Without the pictures, return exactly the lines from the one with "Clone this diagram in TikZ." through the one with "text=zonered] (fraction) at". Both end lines belong in the copy.

*RECORDS SUPPLIED*
>> begin

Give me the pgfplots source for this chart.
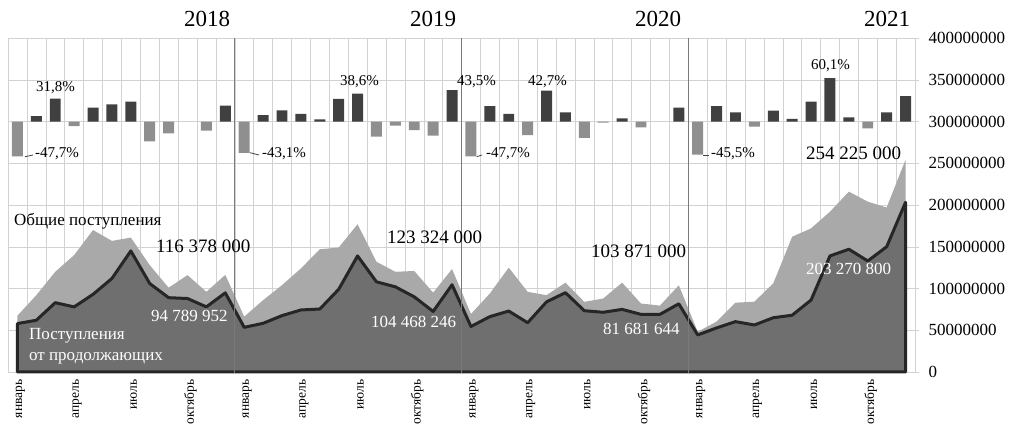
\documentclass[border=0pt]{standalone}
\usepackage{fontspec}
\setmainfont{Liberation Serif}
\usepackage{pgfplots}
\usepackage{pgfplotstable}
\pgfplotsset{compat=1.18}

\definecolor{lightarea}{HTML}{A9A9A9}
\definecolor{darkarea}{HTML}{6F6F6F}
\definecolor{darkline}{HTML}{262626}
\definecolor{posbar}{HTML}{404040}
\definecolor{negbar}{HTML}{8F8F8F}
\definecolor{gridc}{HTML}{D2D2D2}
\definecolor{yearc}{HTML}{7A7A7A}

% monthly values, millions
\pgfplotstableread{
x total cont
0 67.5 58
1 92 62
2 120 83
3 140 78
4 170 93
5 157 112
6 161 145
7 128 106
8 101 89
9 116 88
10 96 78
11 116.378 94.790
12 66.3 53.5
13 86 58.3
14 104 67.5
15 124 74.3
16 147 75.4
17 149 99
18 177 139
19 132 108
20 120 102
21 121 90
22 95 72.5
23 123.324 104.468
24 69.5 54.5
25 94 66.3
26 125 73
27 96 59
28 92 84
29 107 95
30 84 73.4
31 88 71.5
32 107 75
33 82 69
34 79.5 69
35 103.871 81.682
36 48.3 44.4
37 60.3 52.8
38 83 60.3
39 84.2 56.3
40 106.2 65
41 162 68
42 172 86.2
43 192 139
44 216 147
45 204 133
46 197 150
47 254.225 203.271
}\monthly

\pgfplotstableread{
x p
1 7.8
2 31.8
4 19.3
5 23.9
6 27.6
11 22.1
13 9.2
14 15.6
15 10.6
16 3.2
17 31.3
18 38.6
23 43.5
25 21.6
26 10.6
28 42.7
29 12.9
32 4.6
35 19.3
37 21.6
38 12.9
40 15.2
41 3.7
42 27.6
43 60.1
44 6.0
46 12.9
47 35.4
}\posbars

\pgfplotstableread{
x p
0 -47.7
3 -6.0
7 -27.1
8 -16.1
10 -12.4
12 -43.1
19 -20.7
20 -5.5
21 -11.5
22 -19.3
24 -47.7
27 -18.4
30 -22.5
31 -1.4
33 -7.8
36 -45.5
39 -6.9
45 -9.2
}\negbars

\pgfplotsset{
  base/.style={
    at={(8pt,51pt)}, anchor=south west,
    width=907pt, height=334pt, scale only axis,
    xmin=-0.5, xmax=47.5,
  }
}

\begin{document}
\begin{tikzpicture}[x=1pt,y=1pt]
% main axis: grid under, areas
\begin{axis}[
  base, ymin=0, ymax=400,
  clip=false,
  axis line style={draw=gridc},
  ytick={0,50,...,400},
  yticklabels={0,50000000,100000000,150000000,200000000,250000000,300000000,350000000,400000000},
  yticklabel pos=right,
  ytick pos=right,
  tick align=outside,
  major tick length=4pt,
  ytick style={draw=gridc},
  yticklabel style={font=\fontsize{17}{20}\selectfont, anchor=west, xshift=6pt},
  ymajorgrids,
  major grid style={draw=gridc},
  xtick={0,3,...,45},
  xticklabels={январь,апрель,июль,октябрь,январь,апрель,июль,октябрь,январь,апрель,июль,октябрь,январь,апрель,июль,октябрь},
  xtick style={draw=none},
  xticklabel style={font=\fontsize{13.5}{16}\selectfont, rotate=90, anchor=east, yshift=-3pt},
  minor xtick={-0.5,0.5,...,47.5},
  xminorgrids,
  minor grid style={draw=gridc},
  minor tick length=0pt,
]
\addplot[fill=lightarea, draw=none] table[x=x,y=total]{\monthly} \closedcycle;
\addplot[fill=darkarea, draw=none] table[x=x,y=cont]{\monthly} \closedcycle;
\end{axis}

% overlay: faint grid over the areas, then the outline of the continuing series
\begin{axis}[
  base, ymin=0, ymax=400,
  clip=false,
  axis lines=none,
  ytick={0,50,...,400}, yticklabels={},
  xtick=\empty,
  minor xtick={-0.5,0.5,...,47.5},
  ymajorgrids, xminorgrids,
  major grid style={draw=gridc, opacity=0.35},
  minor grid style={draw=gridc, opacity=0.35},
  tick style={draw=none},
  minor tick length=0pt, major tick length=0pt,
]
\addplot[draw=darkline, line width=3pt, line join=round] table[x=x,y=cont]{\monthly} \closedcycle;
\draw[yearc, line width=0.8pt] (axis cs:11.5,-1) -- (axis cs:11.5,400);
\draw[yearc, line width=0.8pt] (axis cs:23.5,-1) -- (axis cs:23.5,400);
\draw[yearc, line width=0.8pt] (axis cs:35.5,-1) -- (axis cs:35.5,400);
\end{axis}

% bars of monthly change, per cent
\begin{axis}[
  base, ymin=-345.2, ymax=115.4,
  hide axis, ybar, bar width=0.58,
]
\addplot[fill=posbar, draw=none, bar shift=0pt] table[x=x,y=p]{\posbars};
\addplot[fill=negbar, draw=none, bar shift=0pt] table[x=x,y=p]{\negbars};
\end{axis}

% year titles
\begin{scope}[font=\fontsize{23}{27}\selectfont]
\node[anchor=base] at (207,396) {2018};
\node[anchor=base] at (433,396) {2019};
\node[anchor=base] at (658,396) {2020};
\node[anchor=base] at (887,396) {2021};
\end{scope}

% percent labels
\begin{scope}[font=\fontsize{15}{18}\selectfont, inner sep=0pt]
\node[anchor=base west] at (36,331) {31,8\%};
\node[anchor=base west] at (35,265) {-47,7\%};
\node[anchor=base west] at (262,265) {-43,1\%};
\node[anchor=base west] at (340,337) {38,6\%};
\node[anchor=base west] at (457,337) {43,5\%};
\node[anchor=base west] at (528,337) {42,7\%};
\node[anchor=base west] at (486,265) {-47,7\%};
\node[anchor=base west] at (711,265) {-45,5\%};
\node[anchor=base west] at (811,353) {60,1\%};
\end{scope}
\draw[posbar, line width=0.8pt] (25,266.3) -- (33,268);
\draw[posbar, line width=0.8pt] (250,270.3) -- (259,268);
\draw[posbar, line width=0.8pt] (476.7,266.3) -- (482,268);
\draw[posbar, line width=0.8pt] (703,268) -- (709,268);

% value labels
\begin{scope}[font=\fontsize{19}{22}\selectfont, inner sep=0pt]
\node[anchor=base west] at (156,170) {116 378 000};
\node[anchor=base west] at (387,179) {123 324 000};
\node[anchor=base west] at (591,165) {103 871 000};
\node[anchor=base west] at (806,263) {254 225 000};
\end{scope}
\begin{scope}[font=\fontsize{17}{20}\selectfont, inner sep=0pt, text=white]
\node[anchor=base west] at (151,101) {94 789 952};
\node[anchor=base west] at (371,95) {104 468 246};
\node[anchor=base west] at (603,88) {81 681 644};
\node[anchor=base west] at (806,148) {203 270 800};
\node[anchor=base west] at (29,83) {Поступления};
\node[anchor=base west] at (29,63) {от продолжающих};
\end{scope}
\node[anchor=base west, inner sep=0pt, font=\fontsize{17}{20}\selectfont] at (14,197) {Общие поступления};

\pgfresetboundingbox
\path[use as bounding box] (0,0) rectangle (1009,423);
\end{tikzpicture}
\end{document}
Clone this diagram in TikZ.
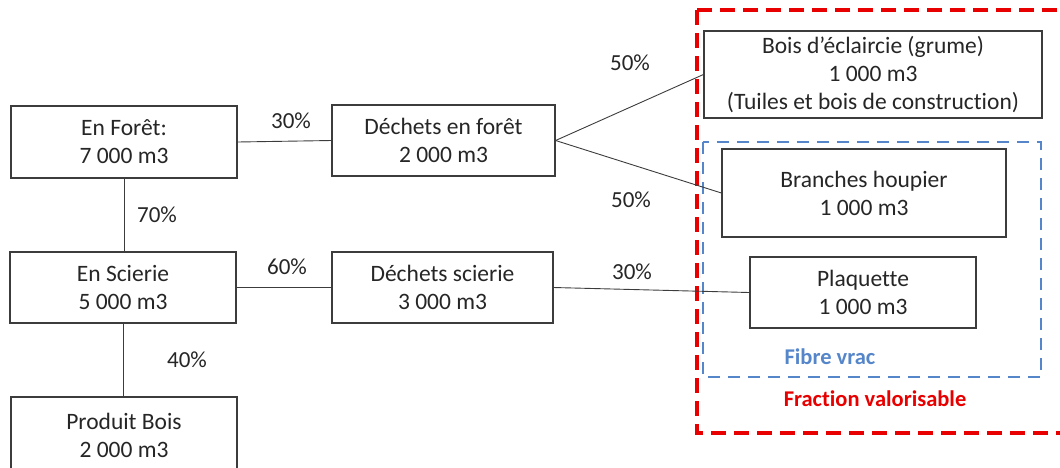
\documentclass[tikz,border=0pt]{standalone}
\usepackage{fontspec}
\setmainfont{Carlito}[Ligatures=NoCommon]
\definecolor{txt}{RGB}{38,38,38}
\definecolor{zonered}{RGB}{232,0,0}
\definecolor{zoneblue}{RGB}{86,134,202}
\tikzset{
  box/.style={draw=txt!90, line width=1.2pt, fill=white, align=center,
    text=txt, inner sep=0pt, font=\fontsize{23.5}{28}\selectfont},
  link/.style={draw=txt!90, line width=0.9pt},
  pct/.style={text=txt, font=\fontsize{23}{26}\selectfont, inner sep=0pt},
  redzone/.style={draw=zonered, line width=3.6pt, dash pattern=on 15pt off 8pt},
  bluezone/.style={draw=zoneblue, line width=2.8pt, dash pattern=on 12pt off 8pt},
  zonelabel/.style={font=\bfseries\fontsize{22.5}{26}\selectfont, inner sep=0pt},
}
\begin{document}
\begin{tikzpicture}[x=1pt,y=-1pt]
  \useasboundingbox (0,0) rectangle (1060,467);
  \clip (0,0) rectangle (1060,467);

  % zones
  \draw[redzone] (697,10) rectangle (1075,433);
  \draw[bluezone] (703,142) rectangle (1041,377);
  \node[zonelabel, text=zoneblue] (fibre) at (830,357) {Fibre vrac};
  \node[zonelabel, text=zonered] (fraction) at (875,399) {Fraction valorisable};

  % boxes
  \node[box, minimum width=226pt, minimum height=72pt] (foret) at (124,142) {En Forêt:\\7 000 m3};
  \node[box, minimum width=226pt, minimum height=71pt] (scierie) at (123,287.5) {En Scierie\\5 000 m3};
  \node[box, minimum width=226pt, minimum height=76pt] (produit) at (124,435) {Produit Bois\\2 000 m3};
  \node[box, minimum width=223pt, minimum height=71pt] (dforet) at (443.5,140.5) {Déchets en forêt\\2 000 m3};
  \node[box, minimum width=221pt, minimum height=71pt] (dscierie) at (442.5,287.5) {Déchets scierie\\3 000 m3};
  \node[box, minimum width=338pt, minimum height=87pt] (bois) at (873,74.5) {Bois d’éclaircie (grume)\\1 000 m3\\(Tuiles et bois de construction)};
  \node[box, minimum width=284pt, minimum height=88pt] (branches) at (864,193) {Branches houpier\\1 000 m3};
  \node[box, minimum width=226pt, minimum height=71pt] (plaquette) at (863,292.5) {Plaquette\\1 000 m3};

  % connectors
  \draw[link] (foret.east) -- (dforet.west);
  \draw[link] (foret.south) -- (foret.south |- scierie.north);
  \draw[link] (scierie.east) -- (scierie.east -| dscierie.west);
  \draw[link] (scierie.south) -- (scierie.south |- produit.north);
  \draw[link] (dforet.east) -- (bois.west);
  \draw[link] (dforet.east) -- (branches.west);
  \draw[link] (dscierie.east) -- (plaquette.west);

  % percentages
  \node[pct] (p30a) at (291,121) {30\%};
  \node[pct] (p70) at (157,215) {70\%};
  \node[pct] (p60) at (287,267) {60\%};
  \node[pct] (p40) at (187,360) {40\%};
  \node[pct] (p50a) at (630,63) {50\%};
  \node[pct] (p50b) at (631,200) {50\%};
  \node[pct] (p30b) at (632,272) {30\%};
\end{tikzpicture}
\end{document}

>> end

*RESPONSE*
Clone this diagram in TikZ.
\documentclass[tikz,border=0pt]{standalone}
\usepackage{fontspec}
\setmainfont{Carlito}[Ligatures=NoCommon]
\definecolor{txt}{RGB}{38,38,38}
\definecolor{zonered}{RGB}{232,0,0}
\definecolor{zoneblue}{RGB}{86,134,202}
\tikzset{
  box/.style={draw=txt!90, line width=1.2pt, fill=white, align=center,
    text=txt, inner sep=0pt, font=\fontsize{23.5}{28}\selectfont},
  link/.style={draw=txt!90, line width=0.9pt},
  pct/.style={text=txt, font=\fontsize{23}{26}\selectfont, inner sep=0pt},
  redzone/.style={draw=zonered, line width=3.6pt, dash pattern=on 15pt off 8pt},
  bluezone/.style={draw=zoneblue, line width=2.8pt, dash pattern=on 12pt off 8pt},
  zonelabel/.style={font=\bfseries\fontsize{22.5}{26}\selectfont, inner sep=0pt},
}
\begin{document}
\begin{tikzpicture}[x=1pt,y=-1pt]
  \useasboundingbox (0,0) rectangle (1060,467);
  \clip (0,0) rectangle (1060,467);

  % zones
  \draw[redzone] (697,10) rectangle (1075,433);
  \draw[bluezone] (703,142) rectangle (1041,377);
  \node[zonelabel, text=zoneblue] (fibre) at (830,357) {Fibre vrac};
  \node[zonelabel, text=zonered] (fraction) at (875,399) {Fraction valorisable};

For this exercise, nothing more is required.